To compare the available dressing and securement devices for CVCs, in terms of catheter-related bloodstream infection (BSI), catheter colonisation, entry- and exit-site infection, skin colonisation, skin irritation, failed catheter securement, dressing condition and mortality.
In June 2015 we searched: The Cochrane Wounds Group Specialised Register; The Cochrane Central Register of Controlled Trials (CENTRAL); The Database of Abstracts of Reviews of Effects (DARE); NHS Economic Evaluation Database (NHSEED); Ovid MEDLINE; Ovid MEDLINE (In-Process & Other Non-Indexed Citations); Ovid EMBASE; EBSCO CINAHL; six clinical trial registries and reference lists of identified trials. There were no restrictions based on language or date of publication or study setting.
We included randomised controlled trials that evaluated the effects of dressing and securement devices for CVCs. All types of CVCs were included, i.e. short- and long-term CVCs, tunnelled and non-tunnelled, port-a-caths, haemodialysis catheters, and peripherally-inserted central catheters (PICCs).
We used standard Cochrane Collaboration methods including independent review of titles and abstracts for relevance, data extraction, and risk of bias assessment of the included studies by two review authors. Results are expressed using risk ratio (RR) for categorical data with 95% confidence intervals (CIs). For outcomes best presented as a rate-per-time-period, rate ratios and standard errors have been used. We performed multiple treatment meta-analyses to rank the effectiveness of each intervention for each outcome.
We included 22 studies involving 7436 participants comparing nine different types of securement device or dressing. All included studies were at unclear or high risk of performance bias due to the different appearances of the dressings and securement devices. The extent of blinding of outcome assessment was unclear in most studies. The quality of evidence varied between different comparisons and outcomes. We mainly downgraded the quality of evidence for imprecision, indirectness, risk of bias and inconsistency.
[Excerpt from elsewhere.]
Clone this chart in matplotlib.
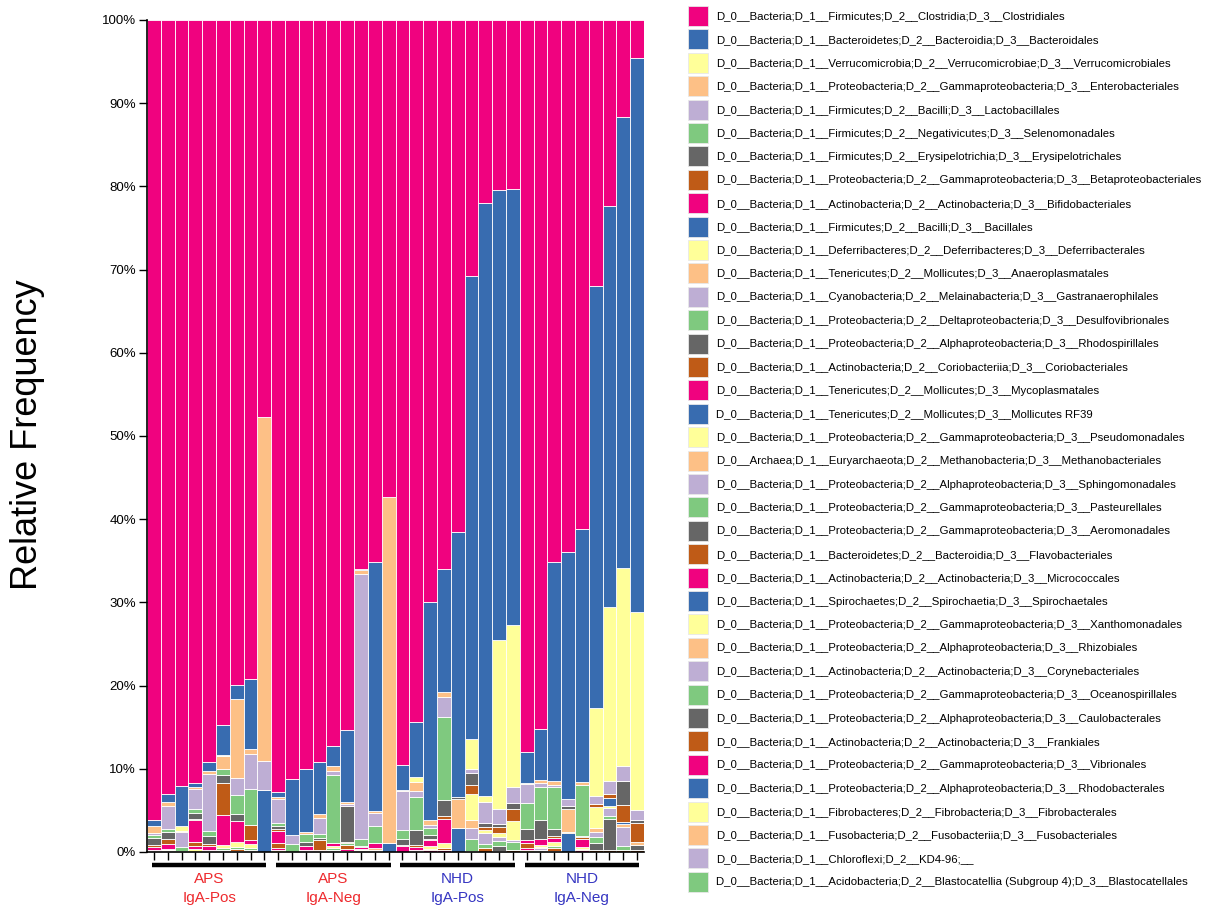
import matplotlib
matplotlib.use("Agg")
import matplotlib.pyplot as plt
from matplotlib.patches import Patch
import numpy as np

plt.rcParams['font.family'] = ['Liberation Sans', 'DejaVu Sans']

# ---------------------------------------------------------------- data
n_samples = 36
group_names = ["APS\nIgA-Pos", "APS\nIgA-Neg", "NHD\nIgA-Pos", "NHD\nIgA-Neg"]
group_size = 9
group_colors = ["#ee2a2e", "#ee2a2e", "#3636c2", "#3636c2"]

taxa = [
    "D_0__Bacteria;D_1__Firmicutes;D_2__Clostridia;D_3__Clostridiales",
    "D_0__Bacteria;D_1__Bacteroidetes;D_2__Bacteroidia;D_3__Bacteroidales",
    "D_0__Bacteria;D_1__Verrucomicrobia;D_2__Verrucomicrobiae;D_3__Verrucomicrobiales",
    "D_0__Bacteria;D_1__Proteobacteria;D_2__Gammaproteobacteria;D_3__Enterobacteriales",
    "D_0__Bacteria;D_1__Firmicutes;D_2__Bacilli;D_3__Lactobacillales",
    "D_0__Bacteria;D_1__Firmicutes;D_2__Negativicutes;D_3__Selenomonadales",
    "D_0__Bacteria;D_1__Firmicutes;D_2__Erysipelotrichia;D_3__Erysipelotrichales",
    "D_0__Bacteria;D_1__Proteobacteria;D_2__Gammaproteobacteria;D_3__Betaproteobacteriales",
    "D_0__Bacteria;D_1__Actinobacteria;D_2__Actinobacteria;D_3__Bifidobacteriales",
    "D_0__Bacteria;D_1__Firmicutes;D_2__Bacilli;D_3__Bacillales",
    "D_0__Bacteria;D_1__Deferribacteres;D_2__Deferribacteres;D_3__Deferribacterales",
    "D_0__Bacteria;D_1__Tenericutes;D_2__Mollicutes;D_3__Anaeroplasmatales",
    "D_0__Bacteria;D_1__Cyanobacteria;D_2__Melainabacteria;D_3__Gastranaerophilales",
    "D_0__Bacteria;D_1__Proteobacteria;D_2__Deltaproteobacteria;D_3__Desulfovibrionales",
    "D_0__Bacteria;D_1__Proteobacteria;D_2__Alphaproteobacteria;D_3__Rhodospirillales",
    "D_0__Bacteria;D_1__Actinobacteria;D_2__Coriobacteriia;D_3__Coriobacteriales",
    "D_0__Bacteria;D_1__Tenericutes;D_2__Mollicutes;D_3__Mycoplasmatales",
    "D_0__Bacteria;D_1__Tenericutes;D_2__Mollicutes;D_3__Mollicutes RF39",
    "D_0__Bacteria;D_1__Proteobacteria;D_2__Gammaproteobacteria;D_3__Pseudomonadales",
    "D_0__Archaea;D_1__Euryarchaeota;D_2__Methanobacteria;D_3__Methanobacteriales",
    "D_0__Bacteria;D_1__Proteobacteria;D_2__Alphaproteobacteria;D_3__Sphingomonadales",
    "D_0__Bacteria;D_1__Proteobacteria;D_2__Gammaproteobacteria;D_3__Pasteurellales",
    "D_0__Bacteria;D_1__Proteobacteria;D_2__Gammaproteobacteria;D_3__Aeromonadales",
    "D_0__Bacteria;D_1__Bacteroidetes;D_2__Bacteroidia;D_3__Flavobacteriales",
    "D_0__Bacteria;D_1__Actinobacteria;D_2__Actinobacteria;D_3__Micrococcales",
    "D_0__Bacteria;D_1__Spirochaetes;D_2__Spirochaetia;D_3__Spirochaetales",
    "D_0__Bacteria;D_1__Proteobacteria;D_2__Gammaproteobacteria;D_3__Xanthomonadales",
    "D_0__Bacteria;D_1__Proteobacteria;D_2__Alphaproteobacteria;D_3__Rhizobiales",
    "D_0__Bacteria;D_1__Actinobacteria;D_2__Actinobacteria;D_3__Corynebacteriales",
    "D_0__Bacteria;D_1__Proteobacteria;D_2__Gammaproteobacteria;D_3__Oceanospirillales",
    "D_0__Bacteria;D_1__Proteobacteria;D_2__Alphaproteobacteria;D_3__Caulobacterales",
    "D_0__Bacteria;D_1__Actinobacteria;D_2__Actinobacteria;D_3__Frankiales",
    "D_0__Bacteria;D_1__Proteobacteria;D_2__Gammaproteobacteria;D_3__Vibrionales",
    "D_0__Bacteria;D_1__Proteobacteria;D_2__Alphaproteobacteria;D_3__Rhodobacterales",
    "D_0__Bacteria;D_1__Fibrobacteres;D_2__Fibrobacteria;D_3__Fibrobacterales",
    "D_0__Bacteria;D_1__Fusobacteria;D_2__Fusobacteriia;D_3__Fusobacteriales",
    "D_0__Bacteria;D_1__Chloroflexi;D_2__KD4-96;__",
    "D_0__Bacteria;D_1__Acidobacteria;D_2__Blastocatellia (Subgroup 4);D_3__Blastocatellales",
]

# abundant orders: one value per sample (%)
clostridiales = [96.1, 93.0, 92.0, 91.7, 89.2, 84.7, 80.0, 79.2, 47.7,
                 92.8, 91.2, 90.0, 89.2, 87.2, 85.4, 66.0, 65.1, 57.3,
                 89.6, 84.4, 70.0, 66.0, 61.5, 30.8, 22.0, 20.4, 20.3,
                 88.0, 85.2, 65.2, 63.9, 61.2, 32.0, 22.4, 11.6, 4.6]
bacteroidales = [0.8, 0.96, 4.8, 0.52, 1.12, 3.6, 1.6, 8.44, 0,
                 0.52, 6.72, 7.64, 6.28, 2.44, 8.6, 0.1, 29.94, 0,
                 3.04, 6.6, 26.3, 14.76, 31.9, 55.6, 71.2, 54.1, 52.4,
                 3.72, 6.12, 26.36, 29.8, 30.44, 50.68, 48.1, 54.3, 66.5]
verrucomicrobiales = [0, 0, 0.6, 0, 0, 0.16, 0, 0, 0,
                      0, 0, 0, 0, 0, 0, 0, 0, 0,
                      0, 0.52, 0, 0, 0, 3.6, 0.8, 20.4, 19.5,
                      0, 0, 0, 0, 0, 10.6, 21.0, 23.8, 23.9]
enterobacteriales = [0.8, 0.48, 0.2, 0.24, 0.28, 1.52, 9.48, 0.56, 41.4,
                     0.32, 0, 0.28, 0.44, 0.56, 0.32, 0.5, 0.28, 41.66,
                     0.12, 1.12, 0.52, 0.6, 0, 0, 0, 0, 0,
                     0.16, 0.4, 0.4, 0, 0.4, 0, 0, 0, 0]
lactobacillales = [0.2, 2.76, 1.8, 2.4, 6.88, 0, 2.12, 4.24, 3.48,
                   2.88, 1.08, 0, 1.96, 0.52, 0.16, 31.9, 1.52, 0,
                   4.68, 0.68, 0.4, 2.4, 0, 0.52, 2.52, 1.8, 1.92,
                   2.24, 0.44, 0.28, 0.8, 0, 0.96, 1.48, 1.76, 1.12]
selenomonadales = [0.4, 0.4, 0.4, 0.4, 0.64, 0.8, 2.28, 4.28, 0,
                   0.28, 0.96, 0.88, 0.4, 8.2, 0, 0.84, 2.04, 0,
                   1.0, 4.0, 0.88, 10.0, 0, 0, 0, 0, 0,
                   3.12, 4.0, 5.04, 0, 6.04, 0, 0, 0, 0]
erysipelotrichales = [0.9, 0.8, 0, 0.76, 0.96, 0.88, 0.8, 0, 0,
                      0.44, 0, 0.52, 0.32, 0, 4.32, 0.16, 0, 0,
                      0.8, 1.8, 0.44, 2.0, 0.2, 1.4, 0.48, 0.28, 0.76,
                      1.28, 2.28, 0.8, 0.36, 0.2, 0, 0, 2.92, 0.4]
betaproteobacteriales = [0.2, 0.68, 0, 0.12, 0.24, 3.92, 0, 1.8, 0,
                         0.16, 0, 0, 1.2, 0, 0.2, 0, 0, 0,
                         0.1, 0.2, 0.16, 0.32, 0, 1.08, 0.32, 0.72, 1.4,
                         0, 0, 0.28, 0, 0.2, 0.32, 0.52, 2.0, 2.32]
bifidobacteriales = [0.3, 0.52, 0.1, 2.6, 0.4, 3.6, 2.5, 0.48, 0,
                     1.52, 0, 0.48, 0.12, 0.28, 0, 0.2, 0.6, 0,
                     0.66, 0.4, 0.72, 2.88, 0, 0, 0, 0, 0,
                     0.4, 0.72, 0.48, 0, 0.96, 0, 0, 0, 0]

# low-abundance orders: {sample index: %}
bacillales = {8: 7.44, 17: 1.04, 33: 0.96, 34: 0.2}
deferribacterales = {0: 0.1, 1: 0.2, 2: 0.06, 4: 0.1, 5: 0.28, 6: 0.68, 7: 0.52,
                     11: 0.12, 12: 0.1, 13: 0.32, 15: 0.16, 19: 0.12, 20: 0.32,
                     21: 0.6, 23: 3.12, 24: 0.4, 25: 0.48, 26: 2.32, 28: 0.2,
                     29: 0.52, 31: 0.2, 32: 2.6, 33: 0.3}
anaeroplasmatales = {16: 0.28, 22: 3.56, 23: 0.92, 28: 0.2, 30: 2.72, 32: 0.4,
                     34: 0.4, 35: 0.28}
gastranaerophilales = {23: 1.4, 24: 1.28, 25: 0.52, 26: 0.2, 28: 0.2, 32: 0.6,
                       33: 0.88, 34: 2.32}
desulfovibrionales = {5: 0.32, 6: 0.2, 7: 0.2, 13: 0.2, 14: 0.2, 23: 1.36,
                      24: 0.52, 25: 0.56, 26: 1.0, 29: 0.22, 32: 0.8, 33: 0.4,
                      34: 0.48}
rhodospirillales = {25: 0.6, 32: 0.8, 33: 3.72, 35: 0.68}
coriobacteriales = {0: 0.1, 1: 0.1, 3: 0.48, 4: 0.1, 5: 0.1, 6: 0.2, 7: 0.14,
                    9: 0.6, 11: 0.12, 13: 0.14, 14: 0.52, 15: 0.1, 16: 0.12,
                    19: 0.12, 20: 0.16, 21: 0.24, 23: 0.16, 24: 0.44, 25: 0.16,
                    26: 0.24, 27: 0.6, 28: 0.12, 29: 0.32, 30: 0.12, 31: 0.2,
                    32: 0.24, 33: 0.24, 34: 0.22, 35: 0.2}
mycoplasmatales = {0: 0.1, 1: 0.1, 3: 0.44, 4: 0.1, 5: 0.1, 6: 0.16, 7: 0.1,
                   9: 0.2, 13: 0.1, 14: 0.16, 15: 0.1, 16: 0.12, 20: 0.16,
                   21: 0.2, 27: 0.2, 28: 0.12, 29: 0.1, 31: 0.16}
mollicutes_rf39 = {22: 2.84, 30: 2.32}
pseudomonadales = {3: 0.32, 9: 0.24, 14: 0.16, 27: 0.28}
methanobacteriales = {18: 0.05, 29: 0.05}
sphingomonadales = {20: 0.04}
pasteurellales = {21: 0.04}
aeromonadales = {}
flavobacteriales = {31: 0.04}
micrococcales = {}
spirochaetales = {}
xanthomonadales = {}
rhizobiales = {}
corynebacteriales = {}
oceanospirillales = {}
caulobacterales = {}
frankiales = {}
vibrionales = {}
rhodobacterales = {}
fibrobacterales = {}
fusobacteriales = {}
kd4_96 = {}
blastocatellales = {}

abundances = [
    clostridiales, bacteroidales, verrucomicrobiales, enterobacteriales,
    lactobacillales, selenomonadales, erysipelotrichales, betaproteobacteriales,
    bifidobacteriales, bacillales, deferribacterales, anaeroplasmatales,
    gastranaerophilales, desulfovibrionales, rhodospirillales, coriobacteriales,
    mycoplasmatales, mollicutes_rf39, pseudomonadales, methanobacteriales,
    sphingomonadales, pasteurellales, aeromonadales, flavobacteriales,
    micrococcales, spirochaetales, xanthomonadales, rhizobiales,
    corynebacteriales, oceanospirillales, caulobacterales, frankiales,
    vibrionales, rhodobacterales, fibrobacterales, fusobacteriales,
    kd4_96, blastocatellales,
]

# ---------------------------------------------------------------- table
table = np.zeros((len(taxa), n_samples))
for k, series in enumerate(abundances):
    if isinstance(series, dict):
        for i, v in series.items():
            table[k, i] = v
    else:
        table[k, :] = series
rel = table / table.sum(axis=0, keepdims=True) * 100.0

palette = ["#f0027f", "#386cb0", "#ffff99", "#fdc086",
           "#beaed4", "#7fc97f", "#666666", "#bf5b17"]
colors = [palette[k % len(palette)] for k in range(len(taxa))]

# ---------------------------------------------------------------- figure
W, H = 1217, 914
fig = plt.figure(figsize=(W / 100, H / 100), dpi=100)
ax = fig.add_axes([147 / W, 1 - 852 / H, (644 - 147) / W, (852 - 20) / H])

x = np.arange(n_samples)
bottom = np.zeros(n_samples)
# first taxon sits on top of each column, the last one on the baseline
for k in range(len(taxa) - 1, -1, -1):
    ax.bar(x, rel[k], width=1.0, bottom=bottom, color=colors[k],
           edgecolor="white", linewidth=0.6)
    bottom += rel[k]

ax.set_xlim(-0.5, n_samples - 0.5)
ax.set_ylim(0, 100)
for side in ("top", "right"):
    ax.spines[side].set_visible(False)
ax.spines["left"].set_linewidth(1.2)
ax.spines["bottom"].set_linewidth(1.2)

yticks = np.arange(0, 101, 10)
ax.set_yticks(yticks)
ax.set_yticklabels([f"{v}%" for v in yticks])
ax.tick_params(axis="y", length=6, width=1.0, labelsize=9.5, pad=2)
ax.set_xticks(x)
ax.set_xticklabels([])
ax.tick_params(axis="x", length=5.5, width=1.0)

fig.text(28 / W, 1 - 435 / H, "Relative Frequency", rotation=90,
         fontsize=26, ha="center", va="center")

# group bars and labels under the axis
trans = ax.get_xaxis_transform()
px = 1 / 832.0
for g, name in enumerate(group_names):
    first = g * group_size
    last = first + group_size - 1
    center = (first + last) / 2
    ax.plot([center - 4.15, center + 4.15], [-13 * px, -13 * px],
            color="black", lw=3.2, transform=trans, clip_on=False,
            solid_capstyle="butt")
    top, bottom_line = name.split("\n")
    ax.text(center, -27 * px, top, transform=trans, ha="center", va="center",
            fontsize=11, color=group_colors[g])
    ax.text(center, -46 * px, bottom_line, transform=trans, ha="center",
            va="center", fontsize=11, color=group_colors[g])

# legend: 20 px swatches on a 23.4 px pitch
leg_fs = 8.2
fs_px = leg_fs * 100 / 72
swatch = 20.0
hh = (swatch / fs_px - 0.245) / 0.65
handles = [Patch(facecolor=c, edgecolor="#e8e8e8", linewidth=0.6) for c in colors]
fig.legend(handles, taxa, loc="upper left",
           bbox_to_anchor=(688 / W, 1 - 6 / H), frameon=False,
           fontsize=leg_fs, handlelength=swatch / fs_px, handleheight=hh,
           handletextpad=8 / fs_px, labelspacing=3.4 / fs_px, borderpad=0,
           borderaxespad=0)

fig.savefig("out.png", dpi=100)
It is unclear whether there is a difference in the rate of catheter-related BSI between securement with gauze and tape and standard polyurethane (SPU) (RR 0.64, 95% CI 0.26 to 1.63, low quality evidence), or between chlorhexidine gluconate-impregnated (CGI) dressings and SPU (RR 0.65, 95% CI 0.40 to 1.05, moderate quality evidence). There is high quality evidence that medication-impregnated dressings reduce the incidence of catheter-related BSI relative to all other dressing types (RR 0.60, 95% CI 0.39 to 0.93).
There is moderate quality evidence that CGI dressings reduce the frequency of catheter-related BSI per 1000 patient days compared with SPU dressings (RR 0.51, 95% CI 0.33 to 0.78).
There is moderate quality evidence that catheter tip colonisation is reduced with CGI dressings compared with SPU dressings (RR 0.58, 95% CI 0.47 to 0.73), but the relative effects of gauze and tape and SPU are unclear (RR 0.95, 95% CI 0.51 to 1.77, very low quality evidence). It is unclear if there is a difference in rates of skin irritation or damage when CGI dressings are compared with SPU dressings (moderate quality evidence) (RR 11.17, 95% CI 0.84 to 149.48).
A multiple treatment meta-analysis found sutureless securement devices as likely to be the most effective at reducing the incidence of catheter-related BSI (low quality evidence), with CGI dressings ranked second (low quality evidence).